● **Task details**:
Transcribe the material word for word, but without the images.
* Begin Collected data *
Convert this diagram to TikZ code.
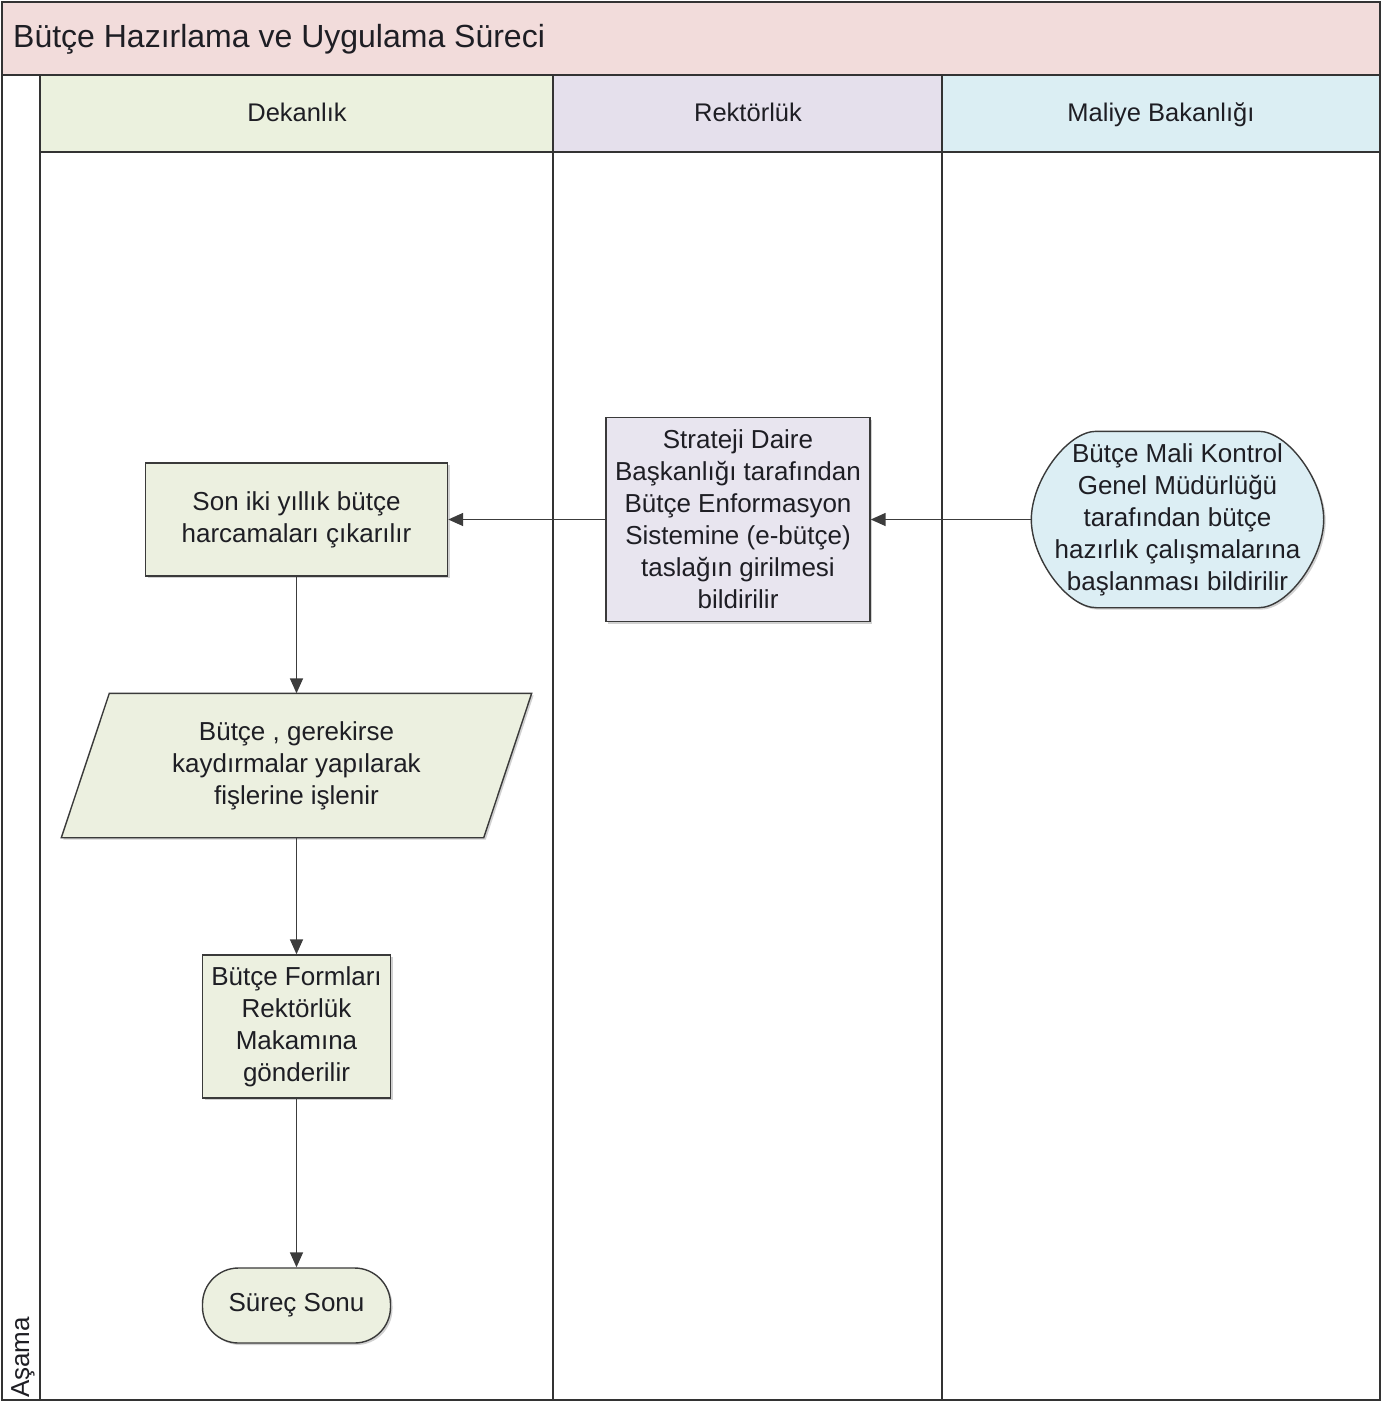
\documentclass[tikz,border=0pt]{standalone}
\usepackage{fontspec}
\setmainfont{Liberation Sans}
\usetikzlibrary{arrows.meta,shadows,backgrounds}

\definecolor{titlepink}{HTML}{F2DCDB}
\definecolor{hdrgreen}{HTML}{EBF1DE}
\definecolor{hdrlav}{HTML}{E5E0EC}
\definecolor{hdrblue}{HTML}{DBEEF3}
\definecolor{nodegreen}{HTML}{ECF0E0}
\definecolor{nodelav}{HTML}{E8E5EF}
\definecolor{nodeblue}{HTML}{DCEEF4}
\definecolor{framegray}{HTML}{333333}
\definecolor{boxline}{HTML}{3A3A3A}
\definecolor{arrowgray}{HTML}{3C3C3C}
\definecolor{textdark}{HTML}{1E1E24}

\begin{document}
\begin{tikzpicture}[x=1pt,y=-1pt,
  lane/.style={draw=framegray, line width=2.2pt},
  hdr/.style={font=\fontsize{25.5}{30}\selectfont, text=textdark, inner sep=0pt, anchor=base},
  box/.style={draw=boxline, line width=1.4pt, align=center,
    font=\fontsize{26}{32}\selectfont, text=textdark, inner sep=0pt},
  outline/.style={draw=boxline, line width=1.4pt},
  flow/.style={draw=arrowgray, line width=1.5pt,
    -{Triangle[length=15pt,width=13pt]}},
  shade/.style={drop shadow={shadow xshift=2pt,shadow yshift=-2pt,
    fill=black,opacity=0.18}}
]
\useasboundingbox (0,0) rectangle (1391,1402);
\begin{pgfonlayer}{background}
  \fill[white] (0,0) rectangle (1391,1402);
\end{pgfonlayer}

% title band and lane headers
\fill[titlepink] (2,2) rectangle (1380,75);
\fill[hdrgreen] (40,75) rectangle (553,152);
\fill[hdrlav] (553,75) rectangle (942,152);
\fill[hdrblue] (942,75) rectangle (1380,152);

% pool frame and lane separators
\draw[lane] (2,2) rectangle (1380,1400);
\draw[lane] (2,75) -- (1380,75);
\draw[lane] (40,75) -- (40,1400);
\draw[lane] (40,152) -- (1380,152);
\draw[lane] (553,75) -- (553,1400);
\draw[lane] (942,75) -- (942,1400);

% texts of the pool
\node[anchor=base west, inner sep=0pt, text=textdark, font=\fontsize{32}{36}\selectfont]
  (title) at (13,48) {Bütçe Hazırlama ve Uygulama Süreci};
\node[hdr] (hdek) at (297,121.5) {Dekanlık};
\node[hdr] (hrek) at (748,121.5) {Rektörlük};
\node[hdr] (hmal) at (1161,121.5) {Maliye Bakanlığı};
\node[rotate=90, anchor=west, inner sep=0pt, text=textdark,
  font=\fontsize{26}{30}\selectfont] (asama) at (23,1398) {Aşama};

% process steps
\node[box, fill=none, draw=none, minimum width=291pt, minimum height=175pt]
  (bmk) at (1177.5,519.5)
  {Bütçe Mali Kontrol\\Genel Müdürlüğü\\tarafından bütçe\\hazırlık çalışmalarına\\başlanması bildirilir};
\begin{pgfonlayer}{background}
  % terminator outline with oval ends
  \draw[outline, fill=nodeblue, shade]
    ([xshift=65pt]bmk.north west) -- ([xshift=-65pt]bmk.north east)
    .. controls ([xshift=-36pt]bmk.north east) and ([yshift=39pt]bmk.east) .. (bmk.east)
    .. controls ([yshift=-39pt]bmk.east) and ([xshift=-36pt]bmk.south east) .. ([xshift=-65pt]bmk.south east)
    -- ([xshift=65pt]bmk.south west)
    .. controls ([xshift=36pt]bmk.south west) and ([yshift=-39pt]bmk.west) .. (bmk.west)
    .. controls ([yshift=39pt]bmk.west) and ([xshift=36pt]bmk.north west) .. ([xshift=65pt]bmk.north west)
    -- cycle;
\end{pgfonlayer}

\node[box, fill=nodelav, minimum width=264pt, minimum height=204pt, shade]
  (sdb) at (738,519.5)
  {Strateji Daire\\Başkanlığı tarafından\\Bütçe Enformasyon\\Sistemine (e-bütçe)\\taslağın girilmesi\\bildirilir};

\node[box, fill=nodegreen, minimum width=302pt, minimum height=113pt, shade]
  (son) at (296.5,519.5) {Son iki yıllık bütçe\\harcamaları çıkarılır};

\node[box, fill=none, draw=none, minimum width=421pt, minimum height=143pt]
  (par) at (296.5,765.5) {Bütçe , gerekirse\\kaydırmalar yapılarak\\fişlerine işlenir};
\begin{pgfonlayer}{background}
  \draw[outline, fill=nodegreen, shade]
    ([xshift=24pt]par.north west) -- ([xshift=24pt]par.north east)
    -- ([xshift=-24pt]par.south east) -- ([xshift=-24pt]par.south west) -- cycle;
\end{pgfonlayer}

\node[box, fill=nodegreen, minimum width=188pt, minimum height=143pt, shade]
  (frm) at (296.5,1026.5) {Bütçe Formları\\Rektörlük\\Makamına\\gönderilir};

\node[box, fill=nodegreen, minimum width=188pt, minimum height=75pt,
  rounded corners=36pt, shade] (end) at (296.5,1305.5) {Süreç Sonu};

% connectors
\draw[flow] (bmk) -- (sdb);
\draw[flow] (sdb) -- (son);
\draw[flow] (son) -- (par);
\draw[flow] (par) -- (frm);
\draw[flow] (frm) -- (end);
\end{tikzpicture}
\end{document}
* End Collected data *
● **Correct response**:
Convert this diagram to TikZ code.
\documentclass[tikz,border=0pt]{standalone}
\usepackage{fontspec}
\setmainfont{Liberation Sans}
\usetikzlibrary{arrows.meta,shadows,backgrounds}

\definecolor{titlepink}{HTML}{F2DCDB}
\definecolor{hdrgreen}{HTML}{EBF1DE}
\definecolor{hdrlav}{HTML}{E5E0EC}
\definecolor{hdrblue}{HTML}{DBEEF3}
\definecolor{nodegreen}{HTML}{ECF0E0}
\definecolor{nodelav}{HTML}{E8E5EF}
\definecolor{nodeblue}{HTML}{DCEEF4}
\definecolor{framegray}{HTML}{333333}
\definecolor{boxline}{HTML}{3A3A3A}
\definecolor{arrowgray}{HTML}{3C3C3C}
\definecolor{textdark}{HTML}{1E1E24}

\begin{document}
\begin{tikzpicture}[x=1pt,y=-1pt,
  lane/.style={draw=framegray, line width=2.2pt},
  hdr/.style={font=\fontsize{25.5}{30}\selectfont, text=textdark, inner sep=0pt, anchor=base},
  box/.style={draw=boxline, line width=1.4pt, align=center,
    font=\fontsize{26}{32}\selectfont, text=textdark, inner sep=0pt},
  outline/.style={draw=boxline, line width=1.4pt},
  flow/.style={draw=arrowgray, line width=1.5pt,
    -{Triangle[length=15pt,width=13pt]}},
  shade/.style={drop shadow={shadow xshift=2pt,shadow yshift=-2pt,
    fill=black,opacity=0.18}}
]
\useasboundingbox (0,0) rectangle (1391,1402);
\begin{pgfonlayer}{background}
  \fill[white] (0,0) rectangle (1391,1402);
\end{pgfonlayer}

% title band and lane headers
\fill[titlepink] (2,2) rectangle (1380,75);
\fill[hdrgreen] (40,75) rectangle (553,152);
\fill[hdrlav] (553,75) rectangle (942,152);
\fill[hdrblue] (942,75) rectangle (1380,152);

% pool frame and lane separators
\draw[lane] (2,2) rectangle (1380,1400);
\draw[lane] (2,75) -- (1380,75);
\draw[lane] (40,75) -- (40,1400);
\draw[lane] (40,152) -- (1380,152);
\draw[lane] (553,75) -- (553,1400);
\draw[lane] (942,75) -- (942,1400);

% texts of the pool
\node[anchor=base west, inner sep=0pt, text=textdark, font=\fontsize{32}{36}\selectfont]
  (title) at (13,48) {Bütçe Hazırlama ve Uygulama Süreci};
\node[hdr] (hdek) at (297,121.5) {Dekanlık};
\node[hdr] (hrek) at (748,121.5) {Rektörlük};
\node[hdr] (hmal) at (1161,121.5) {Maliye Bakanlığı};
\node[rotate=90, anchor=west, inner sep=0pt, text=textdark,
  font=\fontsize{26}{30}\selectfont] (asama) at (23,1398) {Aşama};

% process steps
\node[box, fill=none, draw=none, minimum width=291pt, minimum height=175pt]
  (bmk) at (1177.5,519.5)
  {Bütçe Mali Kontrol\\Genel Müdürlüğü\\tarafından bütçe\\hazırlık çalışmalarına\\başlanması bildirilir};
\begin{pgfonlayer}{background}
  % terminator outline with oval ends
  \draw[outline, fill=nodeblue, shade]
    ([xshift=65pt]bmk.north west) -- ([xshift=-65pt]bmk.north east)
    .. controls ([xshift=-36pt]bmk.north east) and ([yshift=39pt]bmk.east) .. (bmk.east)
    .. controls ([yshift=-39pt]bmk.east) and ([xshift=-36pt]bmk.south east) .. ([xshift=-65pt]bmk.south east)
    -- ([xshift=65pt]bmk.south west)
    .. controls ([xshift=36pt]bmk.south west) and ([yshift=-39pt]bmk.west) .. (bmk.west)
    .. controls ([yshift=39pt]bmk.west) and ([xshift=36pt]bmk.north west) .. ([xshift=65pt]bmk.north west)
    -- cycle;
\end{pgfonlayer}

\node[box, fill=nodelav, minimum width=264pt, minimum height=204pt, shade]
  (sdb) at (738,519.5)
  {Strateji Daire\\Başkanlığı tarafından\\Bütçe Enformasyon\\Sistemine (e-bütçe)\\taslağın girilmesi\\bildirilir};

\node[box, fill=nodegreen, minimum width=302pt, minimum height=113pt, shade]
  (son) at (296.5,519.5) {Son iki yıllık bütçe\\harcamaları çıkarılır};

\node[box, fill=none, draw=none, minimum width=421pt, minimum height=143pt]
  (par) at (296.5,765.5) {Bütçe , gerekirse\\kaydırmalar yapılarak\\fişlerine işlenir};
\begin{pgfonlayer}{background}
  \draw[outline, fill=nodegreen, shade]
    ([xshift=24pt]par.north west) -- ([xshift=24pt]par.north east)
    -- ([xshift=-24pt]par.south east) -- ([xshift=-24pt]par.south west) -- cycle;
\end{pgfonlayer}

\node[box, fill=nodegreen, minimum width=188pt, minimum height=143pt, shade]
  (frm) at (296.5,1026.5) {Bütçe Formları\\Rektörlük\\Makamına\\gönderilir};

\node[box, fill=nodegreen, minimum width=188pt, minimum height=75pt,
  rounded corners=36pt, shade] (end) at (296.5,1305.5) {Süreç Sonu};

% connectors
\draw[flow] (bmk) -- (sdb);
\draw[flow] (sdb) -- (son);
\draw[flow] (son) -- (par);
\draw[flow] (par) -- (frm);
\draw[flow] (frm) -- (end);
\end{tikzpicture}
\end{document}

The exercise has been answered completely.